The corridor, that space connecting the parts of a building, is an architect’s nightmare. A floor plan that has long corridors is a less than efficient one. An office building with lots of circulation areas is a badly resolved construction. A long, dark and empty corridor is cause for horror vacui, a claustrophobic, anonymous, disconcerting space. Yet an apartment with many rooms and no corridors is an apartment optimized beyond any wasted space; it is, in a world where space is money, a “good” apartment.
Architects attending the real-estate market always struggle with the corridor, but Raphael and other pre-17th-century architects had their own solution to this problem: they designed enormous palaces, measuring 500, 1000 or 5000m2, without so much as a single corridor. Circulation area: 0%; functional area: 100%. That’s the ratio one finds in the floor plans of Renaissance palaces, with doors between each adjoining room, and the more doors the better.
Concepts today considered obvious such as comfort and privacy were not to be found in those palaces. To get to the last room you had to pass through all the others leading onto it, which meant a matrix of interconnected rooms. Alberti said that “it is convenient to open doorways in such a manner as they connect the highest possible number of parts in a building”, which proves that this far from unconsidered solution met with the theoretical approval of a great Renaissance intellectual. So we could arrive at a given room by different routes, as the whole construction was permeable to the numerous members of the family, as well as the staff and visitors, all of whom were obliged to pass through the other rooms that lay in their way. As a hallmark of good architectural design, the doors had to be aligned (enfilade) so as to afford an unbroken view from one end of the house to the other.
By facilitating communication between rooms and enabling independent transit through the house, the corridor, a distributor of movement that appeared in or around the 17th Century, separated people and came to express the notion of privacy. From then on, anyone who entered a room without asking permission was invading the other’s space, which confirms just how important the corridor was to the advent of the individual, reclusive use of rooms.
Contrary to everything that defines a house – the sitting room, the bedroom, the kitchen – the corridor induces us toward one very specific activity – circulation, and this specificity is what causes it to be considered a waste of space, a place that must always be kept empty; an unwanted but inevitable emptiness. Few spaces are as uncomfortable as the corridor of the JK Building, a typical residential block in which it was not possible to resolve the corridor problem. As the horror vacui of architecture, these suffocating spaces are almost the spatial materialization of claustrophobia; a paradox in which the absence of action, the lack of things and the excess perspective stir the horror of the void.
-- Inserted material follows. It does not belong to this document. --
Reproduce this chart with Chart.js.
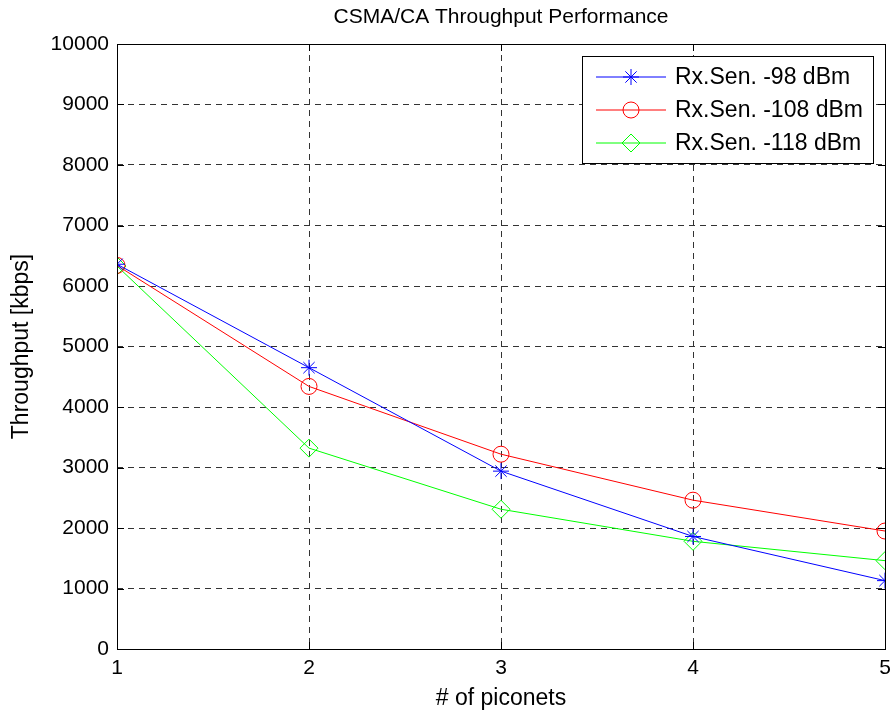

The English critic Robin Evans, one of the few to pay attention to how the house has been occupied over time, considers the corridor the space of the trivial event (in fact, no-one ever remembers time spent in corridors). But if we look at the corridor as something more than just a permanent void, we can come to consider it just as subject to other uses as other spaces of the house. A bedroom can become a sitting room, a sitting room an office, a bathroom a hothouse; but there will always be a corridor, Robin Evans’ separator of people, to connect them.
In the past, rooms were polyvalent, never mono-functional. For the aristocrats of the Baroque period, the toilet had to come to them, not vice-versa. There were no bathrooms in Versailles, where the done-thing was to have the servants bring in a portable latrine or “lavatory chair”, which, after use, was carried away again. In the homes of the plebs, everything could switch function between dawn and dusk: office or workshop by day became family room by night.
Things went on changing, the continuous specification of floor plans resulted in the height of “form follows function” of modern architecture, the corridor being the most functional of architectonic spaces. Circulations, passageways and stairs emerged that not only allowed for room privacy, but also exclusive internal circulation, segregating private, social and service fluxes. Gradually, routes of circulation began to emerge as alternative segregated trajectories that ensured that the movements of the serfs skirted the social activities of the house. This made everything more predictable: you sleep here, dine there, work here, circulate there. If, today, this separation of activities is possible even in small, cheap apartments, before it was not to be found in even the largest chateaux, palazzi or ville.
One of the interpretations of the horror vacui is the compulsion to occupy all spaces as a reaction to our fear of the void, just like the sculptor Arman used to do in his installations, or the Renaissance engraver Jean Duvet in his engravings, or the Egyptians in their hieroglyphics, leaving no space unfilled, whether on the canvas, the plate or the gallery wall.